Early morning unveil at Computex
Nvidia opened Computex in Taipei by officially entering the consumer PC chip market, announcing RTX Spark as a family of Arm-based processors that combine CPU, RTX GPU and AI accelerators into a single package. The company is positioning it as a direct challenge to established PC silicon makers, unveiling the part as a PC “superchip” that will let Windows machines run advanced AI apps locally.
Nvidia executives went further in their claims, calling RTX Spark “the most efficient PC chip ever built,” while promising thin-and-light laptops capable of rendering massive 3D scenes, editing 12K video, and running 120‑billion‑parameter AI agents thanks to up to 20 CPU cores, 6,144 GPU cores and 128GB of unified LPDDR5X memory.

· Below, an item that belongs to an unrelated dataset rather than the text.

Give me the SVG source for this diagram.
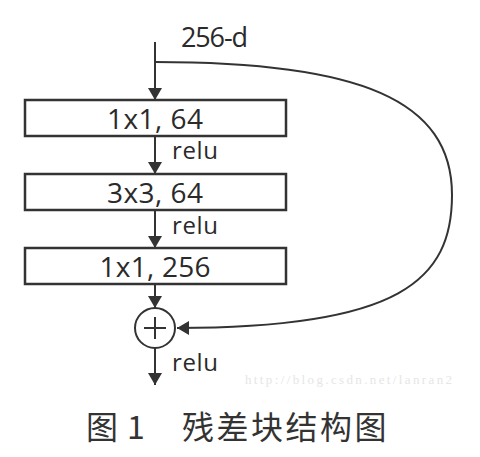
<svg xmlns="http://www.w3.org/2000/svg" width="480" height="457" viewBox="0 0 480 457">
<style>
.box{fill:#fff;stroke:#333;stroke-width:2.5}
.ln{fill:none;stroke:#333;stroke-width:2}
.lbl{font-family:"Open Sans","Noto Sans",sans-serif;fill:#2a2a2a}
.cap{font-family:"Noto Sans CJK SC","Noto Sans",sans-serif;fill:#333;font-size:32px}
</style>
<defs>
<marker id="ah" markerUnits="userSpaceOnUse" markerWidth="12" markerHeight="14" viewBox="0 0 12 14" refX="12" refY="7" orient="auto">
<path d="M0,0 L12,7 L0,14 z" fill="#333"/>
</marker>
</defs>
<rect width="480" height="457" fill="#fff"/>
<g id="connectors">
<path class="ln" d="M155,42 V100" marker-end="url(#ah)"/>
<path class="ln" d="M155,136 V174" marker-end="url(#ah)"/>
<path class="ln" d="M155,210 V248" marker-end="url(#ah)"/>
<path class="ln" d="M155,284 V308" marker-end="url(#ah)"/>
<path class="ln" d="M155,348 V385" marker-end="url(#ah)"/>
<path class="ln" d="M155,62 C360,62 452,100 452,195 C452,280 400,328 177,328" marker-end="url(#ah)"/>
</g>
<g id="input-label"><text class="lbl" x="181" y="47" font-size="27" textLength="67">256-d</text></g>
<g id="conv1">
<rect class="box" x="25" y="100" width="261" height="36"/>
<text class="lbl" x="155" y="129" font-size="28" text-anchor="middle" textLength="96">1x1, 64</text>
</g>
<g id="relu1"><text class="lbl" x="172" y="159" font-size="24" textLength="46">relu</text></g>
<g id="conv2">
<rect class="box" x="25" y="174" width="261" height="36"/>
<text class="lbl" x="155" y="203" font-size="28" text-anchor="middle" textLength="96">3x3, 64</text>
</g>
<g id="relu2"><text class="lbl" x="172" y="234" font-size="24" textLength="46">relu</text></g>
<g id="conv3">
<rect class="box" x="25" y="248" width="261" height="36"/>
<text class="lbl" x="155" y="277" font-size="28" text-anchor="middle" textLength="111">1x1, 256</text>
</g>
<g id="sum">
<circle cx="155" cy="328" r="20" fill="#fff" stroke="#333" stroke-width="2"/>
<path class="ln" d="M144,328 H166 M155,317 V339"/>
</g>
<g id="relu3"><text class="lbl" x="172" y="371" font-size="24" textLength="46">relu</text></g>
<text x="245" y="384" font-family="Liberation Serif,serif" font-size="13" fill="#e6e6e6" textLength="207">http://blog.csdn.net/lanran2</text>
<g id="caption">
<text class="cap" x="86" y="439">图</text>
<text class="cap" x="127" y="439">1</text>
<text class="cap" x="182" y="439" letter-spacing="2.5">残差块结构图</text>
</g>
</svg>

Microsoft reboots its Nvidia-on-Arm bet
Within hours, Microsoft showcased the Surface Laptop Ultra, its new RTX Spark flagship and “the most powerful thing we’ve ever made,” built around the Arm-based Nvidia chip and offering up to 128GB of unified memory for “creators, developers, and AI builders.” The device adopts a straightforward clamshell design and a 15‑inch mini‑LED display, signaling Microsoft’s first true attempt at a MacBook Pro–style mobile workstation.
At its Build developer conference, Microsoft is tying RTX Spark into new Windows security primitives and sandboxes so personal AI agents can run “safely and under full user control,” while CEO Satya Nadella cast the partnership as a step toward bringing “unmetered intelligence to every home and every desk with Windows.”
A fall wave of AI PCs — and market questions
Major OEMs including Dell, HP, Asus, Lenovo, MSI, Acer and Gigabyte are preparing RTX Spark laptops and mini‑desktops for release this fall, spanning slim all‑day notebooks and compact workstations. Commentators say this could be “Windows’ moment to blow us away” the way Apple’s M1 did, but also warn that high prices and unproven real‑world benchmarks leave the launch “exciting and fraught” for buyers weighing it against mature MacBook Pro offerings.
Meanwhile, Nvidia frames RTX Spark as the entry point to a new $200 billion CPU market built around billions of AI agents running locally on PCs, not just in the cloud. Whether those ambitions translate into a durable Windows-on-Arm breakthrough will become clearer as the first RTX Spark systems ship later this year.